What the task requires: Take every line from the listing below that includes "diagram" and copy it.

Given records:

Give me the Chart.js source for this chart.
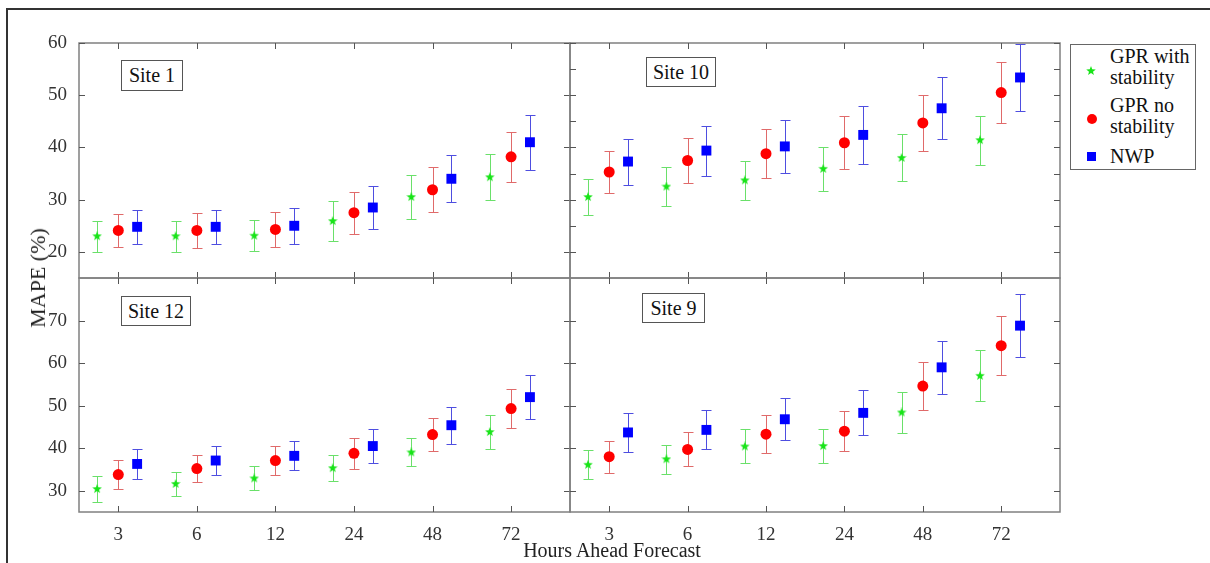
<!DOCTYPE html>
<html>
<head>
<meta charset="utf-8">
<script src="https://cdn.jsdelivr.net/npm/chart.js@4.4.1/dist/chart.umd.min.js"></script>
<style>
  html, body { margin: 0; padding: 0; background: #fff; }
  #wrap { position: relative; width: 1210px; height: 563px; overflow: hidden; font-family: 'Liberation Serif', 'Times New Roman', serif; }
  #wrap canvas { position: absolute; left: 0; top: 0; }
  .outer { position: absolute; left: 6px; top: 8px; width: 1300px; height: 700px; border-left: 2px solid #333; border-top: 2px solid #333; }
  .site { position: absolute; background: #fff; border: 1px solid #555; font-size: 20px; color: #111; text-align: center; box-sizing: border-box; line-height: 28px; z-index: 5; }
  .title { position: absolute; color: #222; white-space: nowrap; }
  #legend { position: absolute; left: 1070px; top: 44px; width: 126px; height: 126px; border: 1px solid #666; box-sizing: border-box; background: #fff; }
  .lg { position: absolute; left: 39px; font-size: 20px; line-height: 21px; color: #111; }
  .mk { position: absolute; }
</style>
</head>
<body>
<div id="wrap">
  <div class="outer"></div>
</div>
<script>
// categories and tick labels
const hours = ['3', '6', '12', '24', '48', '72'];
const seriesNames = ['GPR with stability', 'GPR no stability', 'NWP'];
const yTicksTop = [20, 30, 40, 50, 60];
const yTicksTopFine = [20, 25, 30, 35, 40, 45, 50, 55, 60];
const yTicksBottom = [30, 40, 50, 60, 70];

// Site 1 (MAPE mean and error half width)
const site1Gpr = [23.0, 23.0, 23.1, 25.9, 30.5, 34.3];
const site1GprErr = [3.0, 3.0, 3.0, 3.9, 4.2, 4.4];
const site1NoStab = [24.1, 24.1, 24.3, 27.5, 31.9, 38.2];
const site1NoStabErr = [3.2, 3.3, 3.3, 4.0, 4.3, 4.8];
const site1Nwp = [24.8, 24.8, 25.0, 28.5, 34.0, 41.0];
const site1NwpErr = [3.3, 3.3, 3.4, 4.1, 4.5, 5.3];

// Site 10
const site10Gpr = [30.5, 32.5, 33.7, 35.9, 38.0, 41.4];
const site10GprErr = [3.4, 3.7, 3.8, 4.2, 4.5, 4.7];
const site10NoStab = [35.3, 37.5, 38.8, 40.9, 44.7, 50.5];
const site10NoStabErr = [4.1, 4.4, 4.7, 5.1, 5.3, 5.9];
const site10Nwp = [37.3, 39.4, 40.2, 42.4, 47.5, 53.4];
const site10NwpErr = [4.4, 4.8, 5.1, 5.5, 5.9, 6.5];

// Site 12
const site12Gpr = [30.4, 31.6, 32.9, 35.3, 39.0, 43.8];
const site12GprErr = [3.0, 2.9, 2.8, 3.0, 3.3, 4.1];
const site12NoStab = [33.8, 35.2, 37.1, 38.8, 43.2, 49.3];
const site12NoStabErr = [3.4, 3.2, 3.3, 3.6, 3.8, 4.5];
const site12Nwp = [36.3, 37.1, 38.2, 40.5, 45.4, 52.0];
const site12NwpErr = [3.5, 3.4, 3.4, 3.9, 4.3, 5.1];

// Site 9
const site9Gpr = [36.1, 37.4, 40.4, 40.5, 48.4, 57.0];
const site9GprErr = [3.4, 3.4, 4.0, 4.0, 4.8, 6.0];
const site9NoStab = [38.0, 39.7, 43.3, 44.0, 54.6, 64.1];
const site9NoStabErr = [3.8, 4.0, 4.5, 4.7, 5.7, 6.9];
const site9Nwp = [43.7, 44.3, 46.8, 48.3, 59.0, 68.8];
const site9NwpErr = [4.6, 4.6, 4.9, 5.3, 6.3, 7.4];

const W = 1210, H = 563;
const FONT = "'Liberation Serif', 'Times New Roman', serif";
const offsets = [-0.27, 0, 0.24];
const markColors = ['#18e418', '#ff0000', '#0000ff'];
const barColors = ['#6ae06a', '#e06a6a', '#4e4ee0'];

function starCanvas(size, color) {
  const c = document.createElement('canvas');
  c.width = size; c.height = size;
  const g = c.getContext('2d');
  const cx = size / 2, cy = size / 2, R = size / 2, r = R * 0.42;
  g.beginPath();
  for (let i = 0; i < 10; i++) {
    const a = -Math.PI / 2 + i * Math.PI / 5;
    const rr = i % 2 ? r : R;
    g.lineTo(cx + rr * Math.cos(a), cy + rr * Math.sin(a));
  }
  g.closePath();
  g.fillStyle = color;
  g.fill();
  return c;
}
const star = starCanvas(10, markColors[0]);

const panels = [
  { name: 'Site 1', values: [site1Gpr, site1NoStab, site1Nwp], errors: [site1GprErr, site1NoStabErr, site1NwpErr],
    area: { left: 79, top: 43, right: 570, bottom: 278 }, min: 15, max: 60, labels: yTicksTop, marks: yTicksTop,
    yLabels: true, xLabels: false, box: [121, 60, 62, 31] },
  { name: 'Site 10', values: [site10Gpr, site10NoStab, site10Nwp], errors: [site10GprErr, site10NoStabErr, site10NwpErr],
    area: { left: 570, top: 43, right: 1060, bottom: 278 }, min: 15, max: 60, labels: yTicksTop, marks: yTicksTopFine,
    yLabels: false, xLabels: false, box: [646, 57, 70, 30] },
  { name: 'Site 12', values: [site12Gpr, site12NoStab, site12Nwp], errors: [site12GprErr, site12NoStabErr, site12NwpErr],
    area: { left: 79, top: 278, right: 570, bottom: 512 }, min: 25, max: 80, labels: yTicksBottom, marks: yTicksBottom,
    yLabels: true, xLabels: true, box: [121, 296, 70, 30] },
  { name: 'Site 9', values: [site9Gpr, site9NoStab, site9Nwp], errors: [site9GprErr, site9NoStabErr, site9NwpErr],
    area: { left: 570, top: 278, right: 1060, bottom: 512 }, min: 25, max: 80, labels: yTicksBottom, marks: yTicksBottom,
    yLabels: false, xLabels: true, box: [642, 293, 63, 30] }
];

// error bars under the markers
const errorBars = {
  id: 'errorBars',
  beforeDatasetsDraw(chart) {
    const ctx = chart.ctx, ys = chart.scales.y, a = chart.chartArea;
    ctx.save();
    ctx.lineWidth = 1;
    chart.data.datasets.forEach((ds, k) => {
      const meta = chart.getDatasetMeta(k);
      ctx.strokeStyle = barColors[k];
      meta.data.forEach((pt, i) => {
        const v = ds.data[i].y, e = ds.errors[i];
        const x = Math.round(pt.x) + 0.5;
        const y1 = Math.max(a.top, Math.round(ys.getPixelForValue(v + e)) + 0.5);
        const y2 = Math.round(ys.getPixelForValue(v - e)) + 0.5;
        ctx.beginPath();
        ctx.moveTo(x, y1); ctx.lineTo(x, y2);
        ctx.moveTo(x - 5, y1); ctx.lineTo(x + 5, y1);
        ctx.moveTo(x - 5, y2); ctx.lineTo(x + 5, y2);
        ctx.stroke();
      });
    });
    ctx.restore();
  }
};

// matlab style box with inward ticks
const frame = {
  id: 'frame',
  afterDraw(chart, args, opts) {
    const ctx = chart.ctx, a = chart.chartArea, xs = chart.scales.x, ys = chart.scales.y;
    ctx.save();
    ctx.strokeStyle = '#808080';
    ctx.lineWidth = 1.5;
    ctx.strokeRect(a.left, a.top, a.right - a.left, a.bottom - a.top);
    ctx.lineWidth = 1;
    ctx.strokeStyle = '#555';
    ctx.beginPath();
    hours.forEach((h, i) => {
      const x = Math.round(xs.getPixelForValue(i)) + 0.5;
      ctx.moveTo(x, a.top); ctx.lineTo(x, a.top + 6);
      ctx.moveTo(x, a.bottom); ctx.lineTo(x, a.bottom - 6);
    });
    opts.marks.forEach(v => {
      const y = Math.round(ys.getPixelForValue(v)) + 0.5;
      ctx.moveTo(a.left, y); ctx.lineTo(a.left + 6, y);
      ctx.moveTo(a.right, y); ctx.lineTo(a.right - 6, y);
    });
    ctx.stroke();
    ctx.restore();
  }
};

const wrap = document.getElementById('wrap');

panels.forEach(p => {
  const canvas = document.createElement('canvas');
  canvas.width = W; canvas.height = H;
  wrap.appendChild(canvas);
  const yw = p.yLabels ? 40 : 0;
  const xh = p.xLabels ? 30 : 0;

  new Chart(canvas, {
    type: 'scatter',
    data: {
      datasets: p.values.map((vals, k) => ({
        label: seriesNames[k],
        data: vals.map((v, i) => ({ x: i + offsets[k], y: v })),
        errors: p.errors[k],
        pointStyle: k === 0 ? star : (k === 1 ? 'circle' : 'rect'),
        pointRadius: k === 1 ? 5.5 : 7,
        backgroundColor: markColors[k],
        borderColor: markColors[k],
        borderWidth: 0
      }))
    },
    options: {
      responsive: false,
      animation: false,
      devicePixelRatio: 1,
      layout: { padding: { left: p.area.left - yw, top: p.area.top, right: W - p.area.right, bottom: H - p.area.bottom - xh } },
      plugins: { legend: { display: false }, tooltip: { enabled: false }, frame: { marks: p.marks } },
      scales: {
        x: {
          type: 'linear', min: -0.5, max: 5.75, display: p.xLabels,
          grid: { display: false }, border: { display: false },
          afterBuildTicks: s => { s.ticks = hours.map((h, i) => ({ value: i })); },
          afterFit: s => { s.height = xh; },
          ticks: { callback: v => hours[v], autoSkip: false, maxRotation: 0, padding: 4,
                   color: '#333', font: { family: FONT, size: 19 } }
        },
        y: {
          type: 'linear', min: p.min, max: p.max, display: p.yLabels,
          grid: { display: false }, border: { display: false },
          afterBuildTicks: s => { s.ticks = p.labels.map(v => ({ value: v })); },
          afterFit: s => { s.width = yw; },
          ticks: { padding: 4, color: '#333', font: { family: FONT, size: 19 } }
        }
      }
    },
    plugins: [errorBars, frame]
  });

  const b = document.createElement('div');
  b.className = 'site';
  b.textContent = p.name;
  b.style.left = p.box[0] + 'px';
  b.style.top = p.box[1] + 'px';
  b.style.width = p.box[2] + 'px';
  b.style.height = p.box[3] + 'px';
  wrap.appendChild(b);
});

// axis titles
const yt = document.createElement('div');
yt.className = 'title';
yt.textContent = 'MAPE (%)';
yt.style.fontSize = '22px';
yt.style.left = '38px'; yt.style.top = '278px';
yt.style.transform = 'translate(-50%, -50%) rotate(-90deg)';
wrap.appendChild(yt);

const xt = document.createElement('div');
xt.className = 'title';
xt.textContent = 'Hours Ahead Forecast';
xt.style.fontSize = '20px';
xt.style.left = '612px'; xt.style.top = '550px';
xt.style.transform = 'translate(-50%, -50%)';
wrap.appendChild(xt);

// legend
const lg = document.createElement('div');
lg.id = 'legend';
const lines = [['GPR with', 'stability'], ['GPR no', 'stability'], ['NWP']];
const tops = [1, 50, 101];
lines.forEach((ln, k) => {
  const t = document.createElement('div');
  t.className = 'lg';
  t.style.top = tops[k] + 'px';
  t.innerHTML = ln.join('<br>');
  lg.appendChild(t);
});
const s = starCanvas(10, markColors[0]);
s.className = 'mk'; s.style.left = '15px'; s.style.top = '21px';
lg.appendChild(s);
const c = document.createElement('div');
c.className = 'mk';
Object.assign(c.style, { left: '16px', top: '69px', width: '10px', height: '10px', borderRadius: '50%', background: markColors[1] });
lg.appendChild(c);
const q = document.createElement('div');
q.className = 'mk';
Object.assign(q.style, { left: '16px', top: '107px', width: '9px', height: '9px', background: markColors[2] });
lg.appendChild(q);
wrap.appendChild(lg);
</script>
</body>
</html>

--

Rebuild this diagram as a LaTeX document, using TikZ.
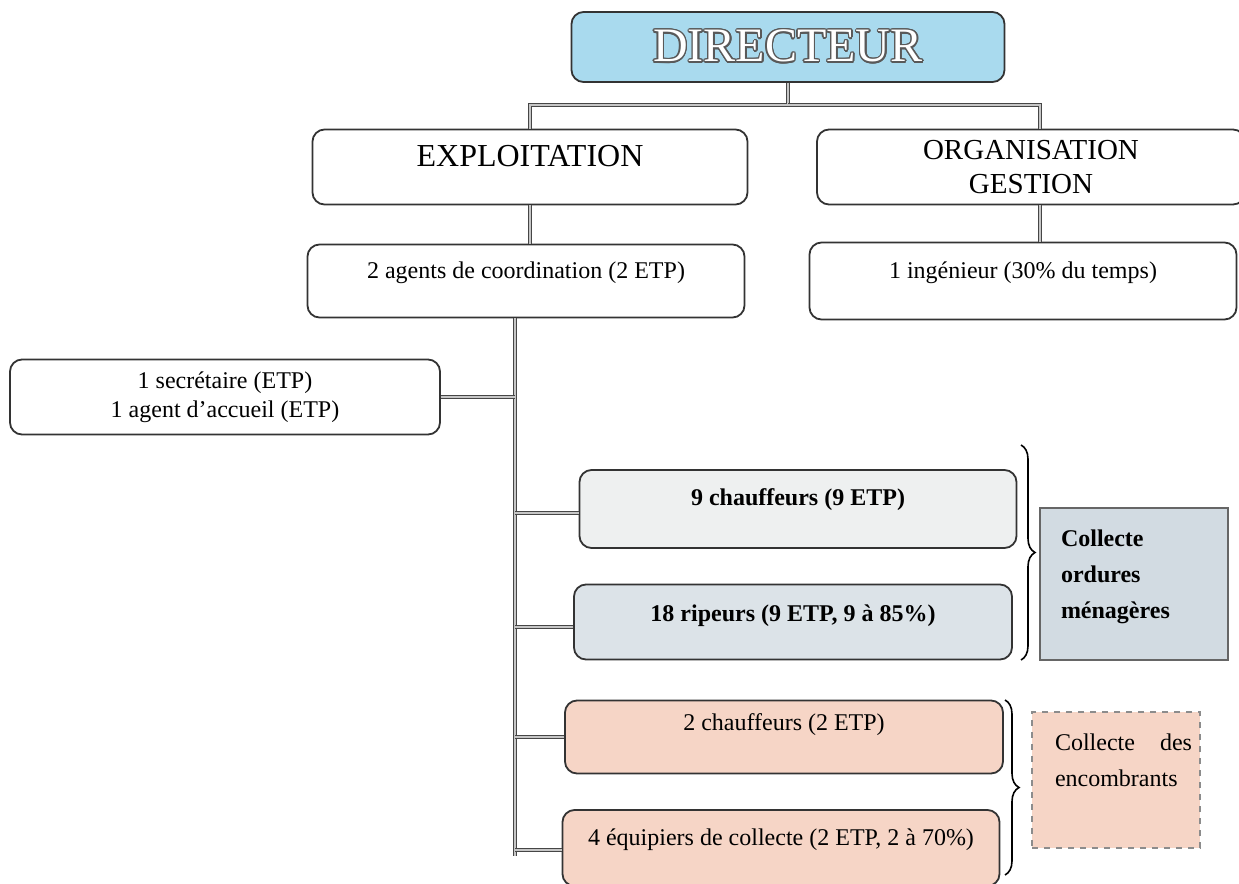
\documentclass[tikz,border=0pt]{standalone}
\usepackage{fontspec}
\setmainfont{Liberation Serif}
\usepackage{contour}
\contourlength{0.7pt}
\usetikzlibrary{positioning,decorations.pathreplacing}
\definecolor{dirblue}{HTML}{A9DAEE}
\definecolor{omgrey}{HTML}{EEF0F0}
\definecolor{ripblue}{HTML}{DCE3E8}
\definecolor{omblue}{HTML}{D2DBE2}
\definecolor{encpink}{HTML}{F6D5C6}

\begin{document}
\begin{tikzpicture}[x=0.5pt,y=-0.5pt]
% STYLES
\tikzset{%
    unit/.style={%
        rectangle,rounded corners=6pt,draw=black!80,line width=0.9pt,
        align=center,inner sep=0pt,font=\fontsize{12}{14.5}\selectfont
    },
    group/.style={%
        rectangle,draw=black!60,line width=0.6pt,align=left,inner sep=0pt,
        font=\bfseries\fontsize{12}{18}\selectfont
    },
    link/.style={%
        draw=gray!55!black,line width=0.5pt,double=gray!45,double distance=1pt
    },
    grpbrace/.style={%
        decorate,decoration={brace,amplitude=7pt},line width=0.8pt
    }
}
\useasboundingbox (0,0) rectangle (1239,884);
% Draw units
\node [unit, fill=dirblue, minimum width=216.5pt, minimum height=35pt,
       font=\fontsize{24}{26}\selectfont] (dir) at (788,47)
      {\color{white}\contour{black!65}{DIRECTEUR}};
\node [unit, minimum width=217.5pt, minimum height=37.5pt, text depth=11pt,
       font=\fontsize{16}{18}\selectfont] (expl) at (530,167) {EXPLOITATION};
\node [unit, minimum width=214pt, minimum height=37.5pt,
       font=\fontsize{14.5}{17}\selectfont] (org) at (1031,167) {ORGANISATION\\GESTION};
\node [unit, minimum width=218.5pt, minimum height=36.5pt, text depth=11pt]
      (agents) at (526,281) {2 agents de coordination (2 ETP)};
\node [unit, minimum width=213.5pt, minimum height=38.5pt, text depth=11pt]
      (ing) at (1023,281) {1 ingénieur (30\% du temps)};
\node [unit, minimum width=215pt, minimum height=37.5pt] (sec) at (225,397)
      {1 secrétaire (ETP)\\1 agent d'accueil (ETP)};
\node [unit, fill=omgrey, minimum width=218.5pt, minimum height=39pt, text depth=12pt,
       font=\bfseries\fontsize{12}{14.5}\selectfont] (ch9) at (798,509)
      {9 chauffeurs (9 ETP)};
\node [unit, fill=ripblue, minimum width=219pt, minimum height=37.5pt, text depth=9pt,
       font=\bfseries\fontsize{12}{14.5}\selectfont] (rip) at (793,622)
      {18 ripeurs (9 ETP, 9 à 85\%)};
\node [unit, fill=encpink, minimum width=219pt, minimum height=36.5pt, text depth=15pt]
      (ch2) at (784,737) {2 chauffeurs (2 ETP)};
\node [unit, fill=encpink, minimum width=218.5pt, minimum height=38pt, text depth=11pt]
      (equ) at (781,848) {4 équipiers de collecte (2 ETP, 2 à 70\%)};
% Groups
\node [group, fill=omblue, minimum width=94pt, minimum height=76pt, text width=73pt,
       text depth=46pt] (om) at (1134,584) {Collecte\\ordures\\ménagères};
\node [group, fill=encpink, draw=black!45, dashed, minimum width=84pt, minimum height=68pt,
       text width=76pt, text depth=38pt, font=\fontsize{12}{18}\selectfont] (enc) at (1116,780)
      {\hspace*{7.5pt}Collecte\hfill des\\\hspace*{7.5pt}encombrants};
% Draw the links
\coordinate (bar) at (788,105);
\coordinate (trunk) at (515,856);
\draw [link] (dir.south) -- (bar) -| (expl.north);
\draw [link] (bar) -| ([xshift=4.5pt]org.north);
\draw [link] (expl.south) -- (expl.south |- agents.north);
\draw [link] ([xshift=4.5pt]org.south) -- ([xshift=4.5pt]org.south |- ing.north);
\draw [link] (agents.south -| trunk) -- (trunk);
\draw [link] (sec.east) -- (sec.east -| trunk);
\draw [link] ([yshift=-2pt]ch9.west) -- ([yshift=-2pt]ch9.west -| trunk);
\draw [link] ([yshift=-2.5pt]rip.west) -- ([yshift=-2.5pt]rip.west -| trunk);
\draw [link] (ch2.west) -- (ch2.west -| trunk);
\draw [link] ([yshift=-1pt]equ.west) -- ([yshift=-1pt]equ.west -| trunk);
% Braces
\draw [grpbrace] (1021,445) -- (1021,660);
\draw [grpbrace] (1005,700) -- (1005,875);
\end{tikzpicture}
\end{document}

---

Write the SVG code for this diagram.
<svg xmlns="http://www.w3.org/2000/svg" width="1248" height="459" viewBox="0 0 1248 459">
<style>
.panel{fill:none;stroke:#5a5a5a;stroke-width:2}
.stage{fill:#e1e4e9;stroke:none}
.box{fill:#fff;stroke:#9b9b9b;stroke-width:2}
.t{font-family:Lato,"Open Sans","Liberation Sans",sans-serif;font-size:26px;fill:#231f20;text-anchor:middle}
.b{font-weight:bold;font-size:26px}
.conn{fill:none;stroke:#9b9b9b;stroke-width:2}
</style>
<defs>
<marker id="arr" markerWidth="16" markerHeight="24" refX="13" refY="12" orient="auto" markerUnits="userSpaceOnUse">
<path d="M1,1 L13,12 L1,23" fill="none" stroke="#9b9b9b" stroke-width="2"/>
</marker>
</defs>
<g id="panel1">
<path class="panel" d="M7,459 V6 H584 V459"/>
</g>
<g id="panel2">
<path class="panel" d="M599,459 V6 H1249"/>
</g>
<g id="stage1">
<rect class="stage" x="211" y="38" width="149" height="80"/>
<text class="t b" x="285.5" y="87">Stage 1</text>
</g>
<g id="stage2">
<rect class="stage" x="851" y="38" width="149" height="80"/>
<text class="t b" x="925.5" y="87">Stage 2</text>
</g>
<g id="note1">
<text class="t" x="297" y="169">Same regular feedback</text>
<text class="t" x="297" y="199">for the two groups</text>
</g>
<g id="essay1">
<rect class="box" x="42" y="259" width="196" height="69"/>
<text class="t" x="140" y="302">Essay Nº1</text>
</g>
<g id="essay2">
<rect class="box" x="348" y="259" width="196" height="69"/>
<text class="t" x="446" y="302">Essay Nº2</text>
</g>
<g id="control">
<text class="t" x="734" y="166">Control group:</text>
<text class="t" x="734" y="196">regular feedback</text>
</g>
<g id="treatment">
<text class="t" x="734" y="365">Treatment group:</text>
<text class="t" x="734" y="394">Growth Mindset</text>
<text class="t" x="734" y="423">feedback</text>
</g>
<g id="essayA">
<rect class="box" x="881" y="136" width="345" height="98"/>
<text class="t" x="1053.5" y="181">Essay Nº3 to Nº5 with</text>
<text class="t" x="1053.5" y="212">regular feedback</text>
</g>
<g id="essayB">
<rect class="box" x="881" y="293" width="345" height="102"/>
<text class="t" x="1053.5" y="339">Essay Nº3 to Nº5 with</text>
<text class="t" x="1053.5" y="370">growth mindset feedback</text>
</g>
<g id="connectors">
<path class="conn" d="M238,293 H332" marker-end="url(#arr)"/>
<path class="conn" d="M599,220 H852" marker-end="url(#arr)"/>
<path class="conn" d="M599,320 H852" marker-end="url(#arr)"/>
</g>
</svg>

Complete output:
Rebuild this diagram as a LaTeX document, using TikZ.
Write the SVG code for this diagram.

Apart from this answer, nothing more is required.